I’m still too close to these moments to really understand why they occurred, but I could tell by the heat that I was on the right track.

I can tell by this heat that I am on the right track.

But this confidence is new to me and is making me antsy. I have so much peace that I am uncomfortable. Seems a bit counterproductive, eh?

Wednesday, April 1, 2009

My thoughts on NYC, playlist not included…

I hate Times Square the way it is now. It is obnoxious. It is dirty. It is full of people pushing, shoving, and shopping.

I love Times Square for the potential that it has to become something far greater (Go find Hutch if you don’t believe me. He hangs out on the corner of 7th and 34th. Talk about perseverance through trials. What an inspiration that man was).

After spending nine full days in New York City, I have been intentionally carrying myself differently. New Yorkers do not look up when they walk. Looking up means making contact, means seeing that homeless man on the subway, means seeing that there is a problem—this is a problem that is not going to just go away by pretending that it’s not there.

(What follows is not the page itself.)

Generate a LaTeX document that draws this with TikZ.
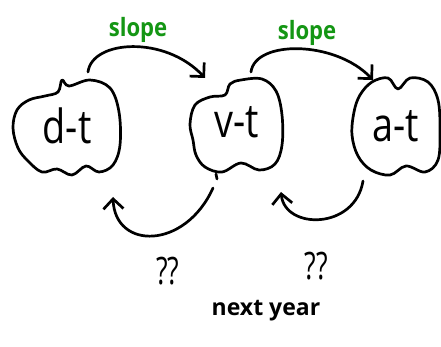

But then again, if I can’t see it, it’s not there.

Object permanence, folks. We need to develop some, because once you’ve looked up, you have two options: apathy or action. Apathy is undoubtedly easier. There is so much going on in the city that it only takes a few more steps before you’ve found something to distract yourself. All you have to do is run through the typical scenarios and keep walking. He would only buy drugs and booze with it if I gave him any money. What if I get mugged? What if I find out that I actually care?

Action requires a decisive move. It calls you to put aside your insecurities and a lifetime of stereotypes. So go ahead. Risk getting rejected, sworn out, and turned away. Risk being the only person in three straight days who even speaks to that woman. Risk finding out that you have more in common with that guy sleeping under a tarp than you do with anyone else. Leave behind your pride and let God break your heart.

To have passion is to suffer. Christ is passionate for us; it was His Passion that led Him to the cross, and until we allow ourselves to feel compassion—quite literally to suffer with Him—we will never fully realize the humanity of our brothers and sisters, let alone our own humanity.

I am sick of walking on the sidewalk and looking at my feet every time I pass someone I don’t know—or sometimes even a person that I do know. I’ll have none of that anymore, thank you very much. No. As children of God, it is our responsibility to validate one another, and all it takes is recognizing another soul when we pass.